## START

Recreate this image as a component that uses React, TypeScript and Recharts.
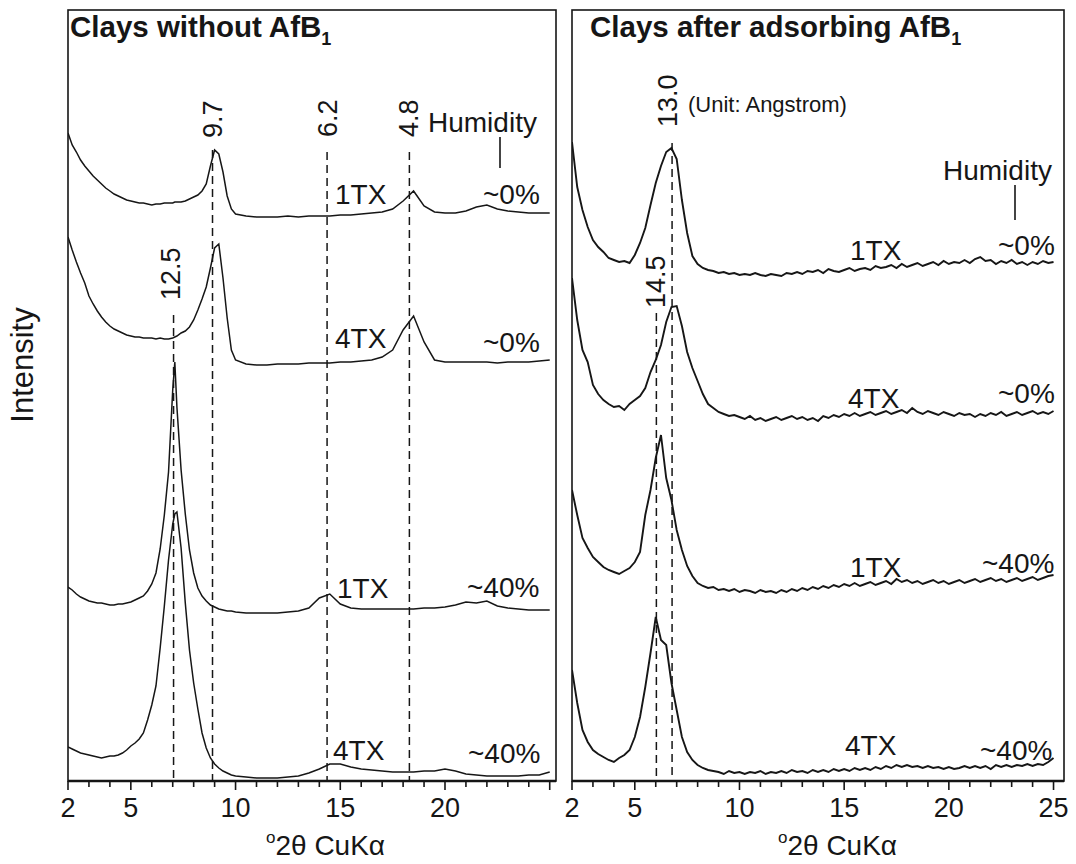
import React from "react";
import { LineChart, Line, XAxis, YAxis, ReferenceLine } from "recharts";

// 2-theta grids (degrees) for each panel
const leftTheta = [
  2.0, 2.2, 2.4, 2.6, 2.8, 3.0, 3.2, 3.4, 3.6, 3.8,
  4.0, 4.2, 4.4, 4.6, 4.8, 5.0, 5.2, 5.4, 5.6, 5.8,
  6.0, 6.2, 6.4, 6.6, 6.8, 7.0, 7.1, 7.2, 7.4, 7.6,
  7.8, 8.0, 8.2, 8.4, 8.6, 8.8, 9.0, 9.2, 9.4, 9.6,
  9.8, 10.0, 10.5, 11, 11.5, 12, 12.5, 13, 13.5, 14,
  14.5, 15, 15.5, 16, 16.5, 17, 17.5, 18, 18.5, 19,
  19.5, 20, 20.5, 21, 21.5, 22, 22.5, 23, 23.5, 24,
  24.5, 25,
];

// intensities above each trace's own baseline (arbitrary units)
const clay1TXdry = [
  83, 71, 64, 56, 50, 45, 40, 36, 32, 28,
  25, 22, 20, 18, 16, 15, 14, 13, 13, 12,
  11, 12, 12, 13, 13, 13, 14, 14, 14, 15,
  17, 19, 21, 25, 32, 50, 66, 62, 44, 20,
  7, 2, 0, -1, -1, -1, 0, -1, 0, 0,
  0, 1, 1, 2, 3, 4, 7, 15, 25, 10,
  4, 3, 3, 5, 9, 11, 7, 5, 4, 3,
  3, 3,
];
const clay4TXdry = [
  127, 114, 102, 91, 81, 68, 60, 53, 47, 42,
  38, 35, 33, 31, 29, 28, 27, 27, 26, 26,
  26, 25, 26, 25, 25, 26, 27, 28, 31, 33,
  37, 44, 54, 65, 77, 96, 116, 120, 86, 46,
  14, 4, 0, -1, -1, 0, 0, 0, 1, 1,
  1, 2, 2, 3, 4, 7, 14, 34, 48, 22,
  4, 2, 2, 2, 2, 2, 1, 2, 2, 2,
  3, 4,
];
const clay1TXwet = [
  25, 22, 18, 15, 13, 11, 10, 9, 9, 8,
  7, 7, 8, 8, 9, 10, 12, 14, 16, 21,
  28, 39, 63, 97, 140, 222, 250, 205, 142, 98,
  62, 39, 24, 16, 11, 7, 5, 3, 2, 1,
  1, 0, -1, -1, -1, -1, 0, 1, 4, 14,
  18, 8, 4, 3, 3, 3, 3, 3, 3, 4,
  4, 5, 7, 10, 9, 11, 6, 4, 3, 2,
  2, 2,
];
const clay4TXwet = [
  31, 29, 27, 25, 24, 23, 22, 21, 20, 21,
  22, 22, 23, 25, 28, 32, 35, 39, 45, 58,
  73, 92, 130, 172, 218, 254, 264, 266, 230, 175,
  128, 95, 69, 45, 30, 20, 14, 10, 7, 5,
  3, 2, 1, 0, 0, 0, 1, 2, 5, 9,
  14, 14, 11, 9, 8, 7, 6, 6, 6, 7,
  7, 9, 7, 4, 3, 2, 2, 2, 2, 3,
  3, 6,
];

const rightTheta = [
  2.0, 2.25, 2.5, 2.75, 3.0, 3.25, 3.5, 3.75, 4.0, 4.25,
  4.5, 4.75, 5.0, 5.25, 5.5, 5.75, 6.0, 6.25, 6.5, 6.75,
  7.0, 7.25, 7.5, 7.75, 8.0, 8.25, 8.5, 8.75, 9.0, 9.25,
  9.5, 9.75, 10.0, 10.25, 10.5, 10.75, 11.0, 11.25, 11.5, 11.75,
  12.0, 12.25, 12.5, 12.75, 13.0, 13.25, 13.5, 13.75, 14.0, 14.25,
  14.5, 14.75, 15.0, 15.25, 15.5, 15.75, 16.0, 16.25, 16.5, 16.75,
  17.0, 17.25, 17.5, 17.75, 18.0, 18.25, 18.5, 18.75, 19.0, 19.25,
  19.5, 19.75, 20.0, 20.25, 20.5, 20.75, 21.0, 21.25, 21.5, 21.75,
  22.0, 22.25, 22.5, 22.75, 23.0, 23.25, 23.5, 23.75, 24.0, 24.25,
  24.5, 24.75, 25.0,
];

const afb1TXdry = [
  132, 87, 64, 47, 34, 27, 22, 16, 14, 12,
  13, 11, 19, 31, 46, 69, 91, 108, 122, 126,
  115, 74, 41, 18, 10, 6, 4, 3, 1, 2,
  0, 1, -1, 0, -1, 1, -1, -2, 0, -1,
  -2, 1, 0, 2, 0, 3, 2, 4, 1, 5,
  3, 2, 4, 6, 3, 5, 6, 4, 8, 6,
  7, 9, 6, 10, 7, 9, 11, 8, 10, 12,
  9, 13, 10, 12, 11, 14, 11, 15, 17, 13,
  14, 10, 13, 11, 14, 10, 12, 9, 12, 10,
  13, 11, 12,
];
const afb4TXdry = [
  141, 99, 69, 57, 34, 25, 19, 15, 12, 13,
  9, 15, 19, 23, 31, 47, 59, 74, 97, 112,
  113, 93, 67, 51, 38, 25, 15, 11, 7, 5,
  3, 4, 2, 0, 3, -1, 1, -2, 0, 2,
  -1, 1, 3, 0, 2, -1, 1, -2, 3, 1,
  4, 2, 5, 3, 6, 3, 5, 7, 4, 6,
  8, 5, 7, 9, 6, 11, 7, 5, 8, 6,
  4, 7, 5, 3, 6, 4, 5, 2, 5, 3,
  6, 4, 7, 3, 5, 7, 4, 6, 8, 5,
  7, 5, 8,
];
const afb1TXwet = [
  100, 75, 52, 42, 33, 28, 23, 20, 18, 16,
  19, 22, 28, 38, 75, 100, 132, 155, 112, 90,
  60, 40, 24, 14, 7, 4, 2, 3, 0, 1,
  -1, 1, -2, 0, -1, -3, 0, -2, -1, -3,
  0, -2, 1, -1, 2, 0, 3, 1, 4, 2,
  5, 3, 6, 4, 7, 4, 6, 8, 5, 7,
  9, 6, 11, 8, 10, 7, 9, 6, 8, 10,
  7, 9, 6, 8, 10, 7, 9, 11, 8, 10,
  12, 9, 11, 8, 10, 12, 9, 11, 13, 10,
  12, 14, 15,
];
const afb4TXwet = [
  102, 69, 42, 30, 22, 18, 15, 12, 10, 14,
  17, 22, 35, 55, 85, 119, 155, 132, 127, 89,
  62, 35, 20, 12, 7, 4, 2, 1, 0, -2,
  1, -1, 0, -2, 0, -1, 1, -2, 0, -1,
  1, -1, 2, 0, 1, -1, 2, 0, 2, 0,
  3, 1, 3, 1, 4, 2, 4, 2, 5, 3,
  6, 4, 7, 5, 7, 5, 6, 4, 6, 4,
  5, 3, 5, 3, 4, 6, 4, 6, 4, 6,
  3, 7, 5, 7, 5, 7, 6, 8, 6, 8,
  7, 10, 14,
];

// vertical stacking offsets of the four traces (top to bottom)
const leftOffsets = [565, 417, 169, 3];
const rightOffsets = [507, 362, 191, 9];

// d-spacing markers (Angstrom) at 2-theta positions
const leftMarkTheta = [7.04, 8.9, 14.37, 18.3];
const leftMarkTop = [466, 631, 629, 629];
const rightMarkTheta = [6.03, 6.78];
const rightMarkTop = [468, 638];

const minorTicks = [2, 3, 4, 5, 6, 7, 8, 9, 10, 11, 12, 13, 14, 15, 16, 17, 18, 19, 20, 21, 22, 23, 24, 25];
const majorTicks = [2, 5, 10, 15, 20, 25];
const leftTickLabels = [2, 5, 10, 15, 20];
const rightTickLabels = [2, 5, 10, 15, 20, 25];

const INK = "#161616";
const FONT = "'Liberation Sans', Arial, Helvetica, sans-serif";

function buildRows(theta: number[], series: number[][], offsets: number[]) {
  return theta.map((t, i) => {
    const row: any = { t };
    series.forEach((s, k) => {
      row["s" + k] = s[i] + offsets[k];
    });
    return row;
  });
}

const leftRows = buildRows(leftTheta, [clay1TXdry, clay4TXdry, clay1TXwet, clay4TXwet], leftOffsets);
const rightRows = buildRows(rightTheta, [afb1TXdry, afb4TXdry, afb1TXwet, afb4TXwet], rightOffsets);

function AxisTick(props: any) {
  const { x, y, payload, labels } = props;
  const v = payload.value;
  const major = majorTicks.includes(v);
  return (
    <g>
      <line x1={x} y1={y} x2={x} y2={y + (major ? 9 : 6)} stroke={INK} strokeWidth={1.6} />
      {labels.includes(v) && (
        <text x={x} y={y + 36} textAnchor="middle" fontSize={27} fontFamily={FONT} fill={INK}>
          {v}
        </text>
      )}
    </g>
  );
}

function Panel({ rows, max, labels, markTheta, markTop, width, margin, lineWidth }: any) {
  return (
    <LineChart width={width} height={864} data={rows} margin={margin}>
      <XAxis
        dataKey="t"
        type="number"
        domain={[2, max]}
        allowDataOverflow
        ticks={minorTicks}
        interval={0}
        tickSize={0}
        tickMargin={0}
        tickLine={false}
        axisLine={{ stroke: INK, strokeWidth: 2.5 }}
        tick={(p: any) => <AxisTick {...p} labels={labels} />}
        height={83}
      />
      <YAxis hide type="number" domain={[0, 771]} allowDataOverflow />
      {markTheta.map((t: number, i: number) => (
        <ReferenceLine
          key={"m" + i}
          segment={[{ x: t, y: markTop[i] }, { x: t, y: 0 }]}
          stroke={INK}
          strokeWidth={1.5}
          strokeDasharray="8 5"
        />
      ))}
      {[0, 1, 2, 3].map((k) => (
        <Line
          key={k}
          dataKey={"s" + k}
          type="linear"
          stroke={INK}
          strokeWidth={lineWidth}
          dot={false}
          isAnimationActive={false}
        />
      ))}
    </LineChart>
  );
}

function T({ x, y, size = 28, children, rotate = false, weight = "normal", anchor = "start" }: any) {
  return (
    <text
      x={x}
      y={y}
      fontSize={size}
      fontFamily={FONT}
      fontWeight={weight}
      fill={INK}
      textAnchor={anchor}
      transform={rotate ? `rotate(-90 ${x} ${y})` : undefined}
    >
      {children}
    </text>
  );
}

export default function App() {
  return (
    <div style={{ position: "absolute", left: 0, top: 0, width: 1076, height: 864, background: "#fff", fontFamily: FONT }}>
      <div style={{ position: "absolute", left: 0, top: 0 }}>
        <Panel
          rows={leftRows}
          max={25.3}
          labels={leftTickLabels}
          markTheta={leftMarkTheta}
          markTop={leftMarkTop}
          width={560}
          margin={{ top: 10, right: 4, bottom: 0, left: 68 }}
          lineWidth={1.5}
        />
      </div>
      <div style={{ position: "absolute", left: 560, top: 0 }}>
        <Panel
          rows={rightRows}
          max={25.5}
          labels={rightTickLabels}
          markTheta={rightMarkTheta}
          markTop={rightMarkTop}
          width={516}
          margin={{ top: 10, right: 12, bottom: 0, left: 12 }}
          lineWidth={1.9}
        />
      </div>
      <svg width={1076} height={864} style={{ position: "absolute", left: 0, top: 0, pointerEvents: "none" }}>
        <rect x={68} y={10} width={488} height={771} fill="none" stroke={INK} strokeWidth={1.6} />
        <rect x={572} y={10} width={492} height={771} fill="none" stroke={INK} strokeWidth={1.6} />

        <text x={70} y={37} fontSize={29.5} fontWeight="bold" fontFamily={FONT} fill={INK}>
          Clays without AfB<tspan fontSize={18} dy={8}>1</tspan>
        </text>
        <text x={590} y={37} fontSize={29.5} fontWeight="bold" fontFamily={FONT} fill={INK}>
          Clays after adsorbing AfB<tspan fontSize={18} dy={8}>1</tspan>
        </text>

        <T x={180} y={300} size={27} rotate>12.5</T>
        <T x={222} y={138} size={27} rotate>9.7</T>
        <T x={337} y={137} size={27} rotate>6.2</T>
        <T x={418} y={137} size={27} rotate>4.8</T>
        <T x={428} y={132}>Humidity</T>
        <line x1={500} y1={137} x2={500} y2={168} stroke={INK} strokeWidth={1.6} />
        <T x={335} y={204}>1TX</T>
        <T x={483} y={204}>~0%</T>
        <T x={335} y={348}>4TX</T>
        <T x={483} y={352}>~0%</T>
        <T x={337} y={598}>1TX</T>
        <T x={467} y={597}>~40%</T>
        <T x={333} y={760}>4TX</T>
        <T x={468} y={763}>~40%</T>

        <T x={677} y={127} size={27} rotate>13.0</T>
        <T x={665} y={308} size={27} rotate>14.5</T>
        <T x={688} y={112} size={22}>(Unit: Angstrom)</T>
        <T x={943} y={180}>Humidity</T>
        <line x1={1015} y1={185} x2={1015} y2={220} stroke={INK} strokeWidth={1.6} />
        <T x={850} y={260}>1TX</T>
        <T x={998} y={255}>~0%</T>
        <T x={848} y={408}>4TX</T>
        <T x={998} y={403}>~0%</T>
        <T x={850} y={577}>1TX</T>
        <T x={982} y={573}>~40%</T>
        <T x={845} y={755}>4TX</T>
        <T x={980} y={760}>~40%</T>

        <T x={33} y={365} size={31} rotate anchor="middle">Intensity</T>
        <text x={266} y={855} fontSize={28} fontFamily={FONT} fill={INK}>
          <tspan fontSize={17} dy={-12}>o</tspan>
          <tspan dy={12}>2θ CuKα</tspan>
        </text>
        <text x={778} y={855} fontSize={28} fontFamily={FONT} fill={INK}>
          <tspan fontSize={17} dy={-12}>o</tspan>
          <tspan dy={12}>2θ CuKα</tspan>
        </text>
      </svg>
    </div>
  );
}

## END

**SET EXERCISE:**
Set out every line from the material that contains the string "React".

**RESULT FOR THIS EXERCISE:**
Recreate this image as a component that uses React, TypeScript and Recharts.
import React from "react";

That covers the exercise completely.